«Дорогой Герхард!
Твоё письмо пришло вчера и сокрушило меня. Конечно, я не одобряю перерыв, наступивший в моих письмах, равно как и причины этого перерыва. А тут ещё множество смутных намёков в моих последних письмах, выставленных цветником на краю пропасти молчания. Чтобы перебросить мост через эту трёхмесячную пропасть, мне самому в нашей переписке пригодился революционный прибор, которому я диктую это письмо, иначе снова пропадут несколько дней.
Чтобы начать с менее важного – “Следы” (Эрнста Блоха)334
у тебя есть, но, кажется, тебе неизвестно, что получил ты их по моей инициативе; завтра я обедаю с Ровольтом и раздобуду для тебя “Саббатая Цви” (Йозефа Кастайна)335. Почти одновременно с этим письмом к тебе отправится очередное послание, так сказать, моё собственное сочинение, являющееся одной из причин моего продолжительного молчания. Это – экземпляр “Карла Крауса”, над которым я работал чрезвычайно долго – почти год, а в последний месяц – вообще отодвинув в сторону все мои личные и материальные обязательства. И тогда перед тобой всплывут все ключевые слова из того времени, которое – видит Бог! – уже можно назвать нашей юностью. В этом смысле ты должен понимать, что рукопись – представляющую собой четвёртый вариант всего материала – я сохраню для твоего архива и по желанию пришлю её. Я приложу к посылке также печатный лист новейшей книги Брехта, случайно оказавшийся у меня в распоряжении, и дам тебе тем самым если не общее представление о задуманном журнале, то хотя бы о том, чтó меня в нём больше всего интересует. Вопрос о моём участии в журнале в последнее время снова остаётся открытым. От оформления первого номера зависит – буду ли я участвовать как соиздатель. После того, как длительное время под вопросом стояло всё – вплоть до выхода журнала – наконец ситуация приняла более конкретный вид. Выход журнала ожидается в апреле.Поскольку из-за диктата технических обстоятельств у меня в распоряжении не так много времени, как хотелось бы, я ещё вкратце обрисую тебе положение – в качестве предвестника подробного рукописного сообщения.

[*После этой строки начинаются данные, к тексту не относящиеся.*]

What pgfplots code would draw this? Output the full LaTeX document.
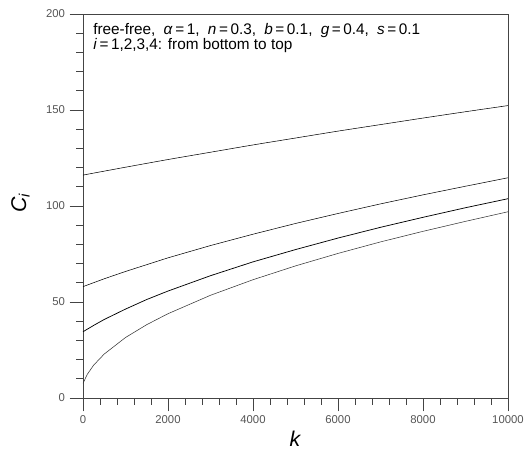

Внутренней нерешительности у меня больше нет. От ситуации в Германии я мало чего ожидаю. Интерес к этой ситуации не выходит за рамки маленького кружка, сложившегося вокруг Брехта. Некой неизменности моей ситуации, вероятно, больше способствует эта безучастность к внешнему – связанная с более интенсивным обращением к моей работе, отчасти в её изначальных мотивах – нежели то, что ты гипотетически называешь “жёстким ядром моего характера”. Остаётся только пожаловаться Богу на неизменность и во внешнем смысле. Если бы ты услышал сумму долга, которую мне пришлось заплатить за последние месяцы[8]
, ты воздал бы должное негативности моего финансового портрета. Скажу лишь то, что ничем распоряжаться я не могу, и тех 3000 марок, которые – согласно расчётам Эши – могли бы стать основой для какой-никакой “перестройки” моего бытия, у меня нет. Их принёс бы мне разве что переворот в экономической ситуации в Германии. Но откуда ему взяться?В подробности твоих замечаний по поводу “Следов” я буду вдаваться после того, как выполню обязательство, которое давит на меня: представить их для “Литературного мира”. Но я не могу закончить письмо, не попросив тебя сказать ещё словечко о смутных намёках, которые ты делаешь на тамошние отношения “скорее во внутреннем, чем во внешнем измерении”. – Напиши мне, как только сможешь, по вышеуказанному адресу. В ближайшие 12 дней я буду во Франкфурте, “проворачивая” сомнительные радиодела. Но твой ответ застанет меня уже в Берлине.
От всего сердца тебе и Эше, как всегда.